#### SET PROBLEM
For each line in the data below that holds "this", return a copy.

Charts and diagrams as code:
※ ※ ※
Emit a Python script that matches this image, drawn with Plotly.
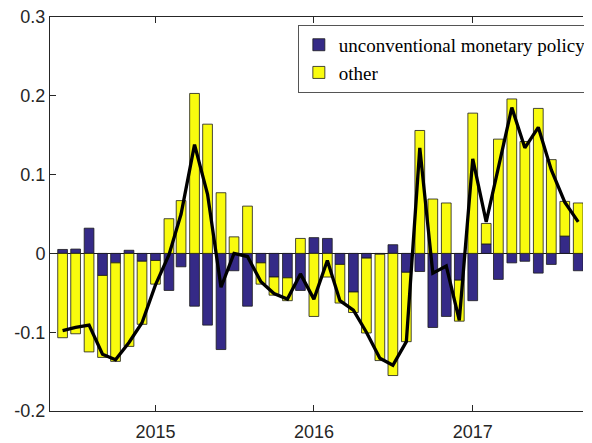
import plotly.graph_objects as go

months = [
    "2014-06", "2014-07", "2014-08", "2014-09", "2014-10", "2014-11", "2014-12",
    "2015-01", "2015-02", "2015-03", "2015-04", "2015-05", "2015-06",
    "2015-07", "2015-08", "2015-09", "2015-10", "2015-11", "2015-12",
    "2016-01", "2016-02", "2016-03", "2016-04", "2016-05", "2016-06",
    "2016-07", "2016-08", "2016-09", "2016-10", "2016-11", "2016-12",
    "2017-01", "2017-02", "2017-03", "2017-04", "2017-05", "2017-06",
    "2017-07", "2017-08", "2017-09",
]

unconventional = [
    0.005, 0.0055, 0.032, -0.028, -0.012, 0.004, -0.010,
    -0.009, -0.047, -0.017, -0.067, -0.091, -0.122,
    -0.022, -0.067, -0.012, -0.030, -0.031, -0.047,
    0.020, 0.019, -0.014, -0.049, -0.006, -0.001,
    0.011, -0.024, -0.023, -0.094, -0.080, -0.034,
    -0.060, 0.012, -0.033, -0.012, -0.010, -0.025,
    -0.014, 0.022, -0.022,
]

other = [
    -0.107, -0.102, -0.125, -0.104, -0.125, -0.118, -0.080,
    -0.030, 0.044, 0.067, 0.203, 0.164, 0.077,
    0.021, 0.060, -0.027, -0.023, -0.029, 0.019,
    -0.080, -0.030, -0.049, -0.026, -0.095, -0.135,
    -0.155, -0.088, 0.156, 0.069, 0.064, -0.052,
    0.178, 0.026, 0.145, 0.196, 0.142, 0.184,
    0.119, 0.044, 0.064,
]

total = [
    -0.098, -0.094, -0.091, -0.128, -0.135, -0.113, -0.088,
    -0.040, -0.002, 0.050, 0.138, 0.075, -0.043,
    0.000, -0.004, -0.036, -0.051, -0.058, -0.026,
    -0.058, -0.009, -0.060, -0.072, -0.100, -0.133,
    -0.142, -0.112, 0.134, -0.025, -0.016, -0.085,
    0.120, 0.040, 0.111, 0.185, 0.134, 0.160,
    0.106, 0.065, 0.040,
]

y_ticks = [-0.2, -0.1, 0, 0.1, 0.2, 0.3]
y_labels = ["-0.2", "-0.1", "0", "0.1", "0.2", "0.3"]
x_ticks = ["2015-01-01", "2016-01-01", "2017-01-01"]
x_labels = ["2015", "2016", "2017"]

axis_col = "#262626"
edge = dict(color="#1a1a1a", width=0.8)

fig = go.Figure()
fig.add_trace(go.Bar(
    x=months, y=unconventional, name="unconventional monetary policy",
    marker=dict(color="rgb(53,42,135)", line=edge),
))
fig.add_trace(go.Bar(
    x=months, y=other, name="other",
    marker=dict(color="rgb(249,251,14)", line=edge),
))
fig.add_trace(go.Scatter(
    x=months, y=total, mode="lines", showlegend=False,
    line=dict(color="black", width=3.3),
))

# page body has an 8px margin, so the margins below are shifted to suit
fig.update_layout(
    width=592, height=443,
    margin=dict(l=42, r=8, t=9, b=40),
    barmode="relative", bargap=0.2,
    paper_bgcolor="white", plot_bgcolor="white",
    font=dict(family="Liberation Sans", size=18, color=axis_col),
    legend=dict(
        x=0.465, xanchor="left", y=0.98, yanchor="top",
        bgcolor="white", bordercolor="#555555", borderwidth=1,
        font=dict(family="Liberation Serif", size=19, color="black"),
        tracegroupgap=0, itemwidth=30,
    ),
)

fig.update_xaxes(
    type="date", range=["2014-05-03", "2017-09-12"], automargin=False,
    tickvals=x_ticks, ticktext=x_labels,
    ticks="inside", ticklen=6, tickcolor=axis_col,
    showline=True, linecolor=axis_col, linewidth=1, mirror="ticks",
    showgrid=False, zeroline=False, ticklabelstandoff=4,
    ticklabeloverflow="allow",
)
fig.update_yaxes(
    range=[-0.2, 0.3], tickvals=y_ticks, ticktext=y_labels, automargin=False,
    ticks="inside", ticklen=6, tickcolor=axis_col,
    showline=True, linecolor=axis_col, linewidth=1,
    showgrid=False, zeroline=True, zerolinecolor="#1a1a1a", zerolinewidth=1,
    ticklabelstandoff=0, ticklabeloverflow="allow",
)

fig.write_html("out.html")
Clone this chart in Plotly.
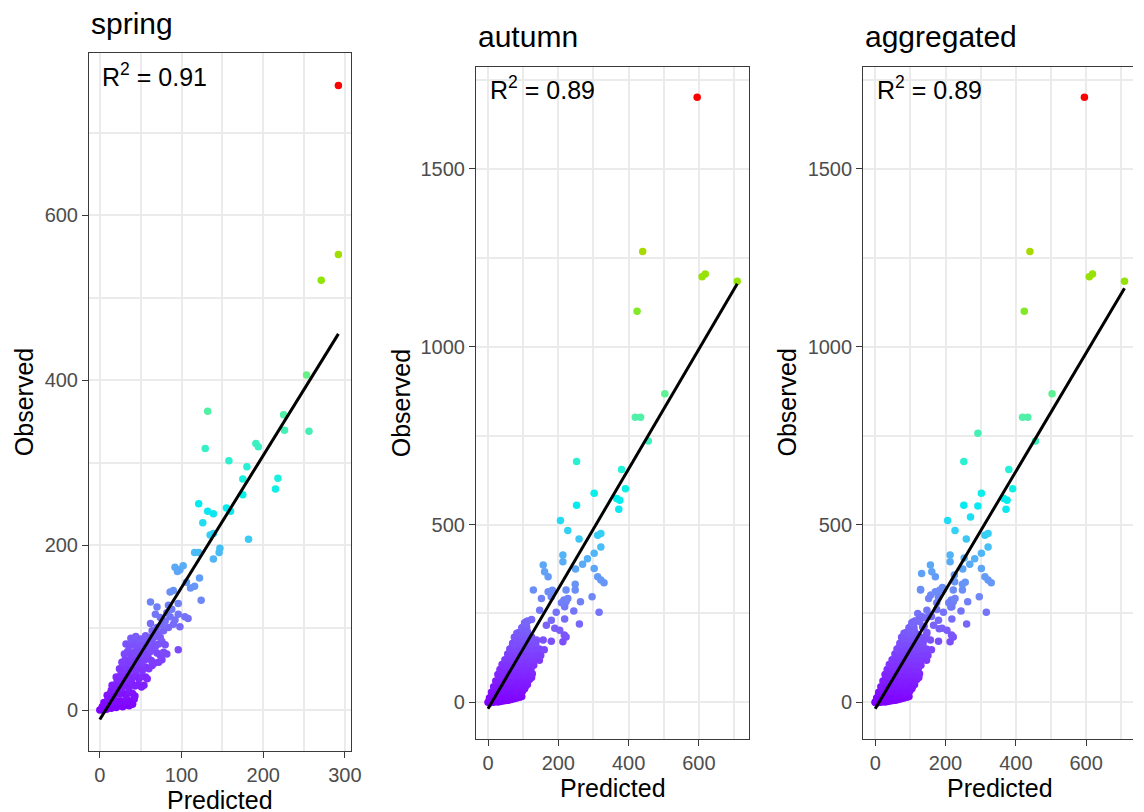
import plotly.graph_objects as go

# The page adds an 8px body margin, so the figure is placed 8px in from the
# window's top-left corner; layout pixels below are window pixels minus OFF.
OFF = 8
W, H = 1144 - OFF, 812 - OFF

# ---------------- data (Predicted, Observed) ----------------
spring_points = [
    (292, 757), (292, 552), (271, 521), (253, 406), (132, 362), (225, 358), (226, 339), (256, 338),
    (191, 323), (194, 319), (129, 317), (158, 302), (180, 295), (175, 280), (218, 281), (215, 268),
    (175, 261), (121, 250), (155, 245), (160, 241), (132, 241), (139, 238), (126, 227), (135, 212),
    (139, 214), (182, 207), (116, 191), (121, 191), (147, 196), (146, 191), (139, 183),
    (92, 173), (98, 170), (102, 175), (95, 168), (122, 160), (116, 150), (111, 148), (106, 155),
    (124, 133), (86, 143), (90, 145), (62, 131), (70, 125), (68, 116), (84, 127), (96, 129),
    (96, 116), (104, 113), (108, 111), (62, 105), (98, 101), (86, 113), (92, 109), (96, 73),
    (64, 96), (70, 100), (76, 104), (80, 108), (74, 112), (82, 118), (88, 122), (78, 96),
    (84, 100), (90, 104), (72, 92), (66, 88),
    (0, 0), (2, 1), (4, 0), (6, 2), (8, 1), (11, 3), (14, 2), (17, 4), (20, 3), (24, 5), (28, 4),
    (32, 6), (36, 5), (40, 7), (3, 4), (7, 6),
    (5, 9), (9, 8), (12, 10), (15, 9), (18, 12), (22, 10), (26, 11), (30, 9), (34, 12), (38, 10),
    (42, 13), (10, 14), (40, 8),
    (9, 18), (13, 20), (16, 17), (20, 22), (24, 19), (28, 21), (32, 18), (36, 22), (40, 20),
    (43, 17), (14, 24), (18, 25),
    (15, 30), (19, 28), (23, 32), (27, 27), (31, 30), (35, 28), (39, 33), (43, 29), (47, 31),
    (51, 28), (54, 30), (21, 34),
    (20, 40), (24, 38), (28, 42), (32, 37), (36, 41), (40, 39), (44, 43), (48, 38), (52, 41),
    (56, 40), (58, 38), (26, 44),
    (24, 50), (28, 48), (32, 52), (36, 47), (40, 51), (44, 49), (48, 53), (52, 48), (56, 52),
    (60, 50), (64, 54), (30, 54),
    (27, 58), (31, 61), (35, 57), (39, 62), (43, 59), (47, 63), (51, 58), (55, 61), (59, 64),
    (63, 60), (67, 57), (72, 58), (76, 61),
    (30, 68), (34, 71), (38, 66), (42, 70), (46, 73), (50, 68), (54, 72), (58, 67), (62, 71),
    (66, 74), (70, 69), (74, 66), (78, 70), (82, 68),
    (32, 80), (36, 77), (40, 82), (44, 78), (48, 83), (52, 79), (56, 84), (60, 78), (64, 82),
    (68, 77), (72, 80), (76, 83), (80, 79),
    (38, 87), (44, 89), (50, 86), (56, 90), (62, 88), (68, 92), (74, 88),
]

autumn_points = [
    (595, 1702), (440, 1268), (609, 1197), (618, 1205), (709, 1184), (424, 1100), (503, 868),
    (419, 802), (434, 802), (456, 735), (252, 677), (380, 655), (391, 601), (302, 588),
    (366, 573), (375, 568), (372, 543), (252, 554), (206, 511), (227, 483), (259, 459),
    (312, 470), (321, 475), (321, 437), (302, 419), (283, 404), (269, 388), (249, 375),
    (213, 414), (213, 395), (157, 386), (161, 367), (171, 353), (302, 376), (312, 353),
    (321, 344), (330, 336), (248, 332), (129, 316), (152, 292), (180, 297), (222, 316),
    (216, 288), (222, 283), (218, 269), (248, 316), (263, 283), (296, 297), (316, 253),
    (194, 253), (218, 234), (260, 220), (180, 231), (166, 217), (171, 311), (183, 315),
    (227, 292), (209, 280), (244, 257), (147, 259), (113, 229), (124, 233), (190, 208),
    (204, 203), (217, 189), (222, 184), (213, 170), (180, 172), (157, 175), (75, 183),
    (82, 194), (124, 184), (138, 175), (96, 203), (110, 211), (110, 227),
    (0, 0), (5, -2), (10, 2), (16, 0), (22, 3), (28, 1), (35, 2), (42, 4), (50, 5), (58, 6),
    (66, 8), (74, 10), (82, 12), (90, 14), (96, 16),
    (4, 12), (10, 18), (18, 14), (26, 16), (34, 12), (42, 18), (50, 15), (58, 20), (66, 17),
    (76, 22), (86, 24),
    (10, 28), (18, 32), (26, 27), (34, 33), (42, 29), (50, 34), (58, 28), (66, 32), (74, 36),
    (82, 30), (90, 34), (98, 31), (104, 38),
    (16, 44), (24, 48), (32, 42), (40, 47), (48, 43), (56, 49), (64, 45), (72, 50), (80, 44),
    (88, 48), (96, 46), (106, 44), (112, 50),
    (22, 60), (30, 64), (38, 58), (46, 63), (54, 59), (62, 64), (70, 60), (78, 65), (86, 58),
    (94, 62), (102, 66), (110, 60), (118, 64), (124, 70),
    (28, 78), (36, 74), (44, 79), (52, 75), (60, 80), (68, 76), (76, 81), (84, 74), (92, 79),
    (100, 76), (108, 82), (116, 77), (126, 80),
    (34, 92), (42, 88), (50, 94), (58, 89), (66, 95), (74, 90), (82, 96), (90, 88), (98, 94),
    (106, 90), (114, 96), (122, 92),
    (40, 106), (48, 102), (56, 108), (64, 104), (72, 109), (80, 103), (88, 108), (96, 104),
    (104, 110), (112, 105), (120, 108), (130, 104),
    (48, 120), (56, 124), (64, 118), (72, 123), (80, 119), (88, 125), (96, 120), (104, 124),
    (112, 118), (120, 123), (128, 119), (138, 122), (146, 118),
    (56, 136), (64, 132), (70, 138), (78, 134), (86, 139), (94, 133), (102, 137), (110, 132),
    (118, 138), (126, 134), (136, 136), (150, 132),
    (62, 150), (68, 154), (76, 148), (84, 153), (92, 149), (100, 155), (108, 150), (116, 154),
    (124, 148), (134, 152), (146, 150), (160, 148),
    (70, 166), (76, 162), (82, 168), (90, 164), (98, 169), (106, 163), (114, 167), (124, 163),
    (136, 166),
    (80, 180), (86, 184), (92, 178), (98, 183), (104, 179), (112, 184), (120, 178),
    (88, 196), (94, 192), (100, 198), (106, 194), (112, 199),
    (96, 210), (102, 214), (108, 208),
    (104, 224), (108, 220),
]

aggregated_points = spring_points + autumn_points

panel_titles = ["spring", "autumn", "aggregated"]
r2_values = ["0.91", "0.89", "0.89"]
fit_intercepts = [-11.6, -18.0, -18.0]
fit_slopes = [1.601, 1.686, 1.668]

colorscale = [
    [0.00, "#8000FF"], [0.06, "#8030FF"], [0.12, "#7A5EFA"], [0.18, "#6E8AF7"],
    [0.24, "#55B2F6"], [0.29, "#2CD6F4"], [0.33, "#00EEF0"], [0.39, "#28F0D6"],
    [0.46, "#4CF0AE"], [0.53, "#64F08A"], [0.61, "#78EC48"], [0.68, "#8CE60A"],
    [0.74, "#A6DC00"], [0.85, "#E0B800"], [0.93, "#FF6A00"], [1.00, "#FF0000"],
]

# ---------------- layout geometry (window pixels) ----------------
panels = [
    dict(x0=90, x1=354, y0=53, y1=751, xr=[-13.0, 307.0], yr=[-49.7, 796.4], xd=100, yd=200, right=True),
    dict(x0=480.7, x1=756.7, y0=66.7, y1=739, xr=[-33.8, 743.7], yr=[-103.2, 1787.7], xd=200, yd=500, right=True),
    dict(x0=871.7, x1=1144, y0=66.7, y1=739, xr=[-33.8, 733.2], yr=[-103.2, 1787.7], xd=200, yd=500, right=False),
]
datasets = [spring_points, autumn_points, aggregated_points]


def px(v):
    return (v - OFF) / W


def py(v):
    return 1 - (v - OFF) / H


FONT = "Liberation Sans, Arial, sans-serif"
fig = go.Figure()
annotations = []
layout = {}

for i, (p, pts) in enumerate(zip(panels, datasets)):
    sfx = "" if i == 0 else str(i + 1)
    xs = [a for a, b in pts]
    ys = [b for a, b in pts]
    fig.add_trace(go.Scatter(
        x=xs, y=ys, mode="markers", xaxis="x" + sfx, yaxis="y" + sfx,
        marker=dict(size=7.5, color=ys, colorscale=colorscale, cmin=0, cmax=max(ys),
                    line=dict(width=0)),
        showlegend=False, hoverinfo="x+y",
    ))
    lx = [min(xs), max(xs)]
    ly = [fit_intercepts[i] + fit_slopes[i] * v for v in lx]
    fig.add_trace(go.Scatter(
        x=lx, y=ly, mode="lines", xaxis="x" + sfx, yaxis="y" + sfx,
        line=dict(color="black", width=3), showlegend=False, hoverinfo="skip",
    ))
    common = dict(
        showgrid=True, gridcolor="#EBEBEB", gridwidth=1.8, zeroline=False,
        showline=True, linecolor="#3A3A3A", linewidth=1.4,
        ticks="outside", ticklen=6, tickwidth=1.4, tickcolor="#3A3A3A",
        tickfont=dict(family=FONT, size=20, color="#4D4D4D"),
        tickmode="linear", tick0=0,
    )
    layout["xaxis" + sfx] = dict(
        common, domain=[px(p["x0"]), min(1.0, px(p["x1"]))], range=p["xr"], dtick=p["xd"],
        anchor="y" + sfx, mirror=True,
        minor=dict(dtick=p["xd"] / 2, tick0=0, showgrid=True, gridcolor="#EBEBEB", gridwidth=1.6, ticks=""),
    )
    layout["yaxis" + sfx] = dict(
        common, domain=[py(p["y1"]), py(p["y0"])], range=p["yr"], dtick=p["yd"],
        anchor="x" + sfx, mirror=p["right"],
        minor=dict(dtick=p["yd"] / 2, tick0=0, showgrid=True, gridcolor="#EBEBEB", gridwidth=1.6, ticks=""),
    )
    # panel title
    ty = 23.1 if i == 0 else 36.3
    annotations.append(dict(text=panel_titles[i], x=px(p["x0"]), y=py(ty), xref="paper", yref="paper",
                            xanchor="left", yanchor="middle", showarrow=False,
                            font=dict(family=FONT, size=30, color="black")))
    # x title
    cx = (p["x0"] + (1147.7 if i == 2 else p["x1"])) / 2
    xt = 800.3 if i == 0 else 787.8
    annotations.append(dict(text="Predicted", x=px(cx), y=py(xt), xref="paper", yref="paper",
                            xanchor="center", yanchor="middle", showarrow=False,
                            font=dict(family=FONT, size=25, color="black")))
    # y title
    ox = [24.3, 404.3, 794.3][i]
    oy = (p["y0"] + p["y1"]) / 2
    annotations.append(dict(text="Observed", x=px(ox), y=py(oy), xref="paper", yref="paper",
                            xanchor="center", yanchor="middle", textangle=-90, showarrow=False,
                            font=dict(family=FONT, size=25, color="black")))
    # R^2
    ry = 74.6 if i == 0 else 88.0
    annotations.append(dict(text="R<sup>2</sup> = " + r2_values[i], x=0, xref="x" + sfx,
                            y=py(ry), yref="paper", xanchor="left", yanchor="middle",
                            showarrow=False, font=dict(family=FONT, size=25, color="black")))

fig.update_layout(
    width=W, height=H, margin=dict(l=0, r=0, t=0, b=0, pad=0),
    paper_bgcolor="white", plot_bgcolor="white",
    annotations=annotations, **layout,
)

fig.write_html("out.html")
※ ※ ※
#### OUTPUT
Emit a Python script that matches this image, drawn with Plotly.
Clone this chart in Plotly.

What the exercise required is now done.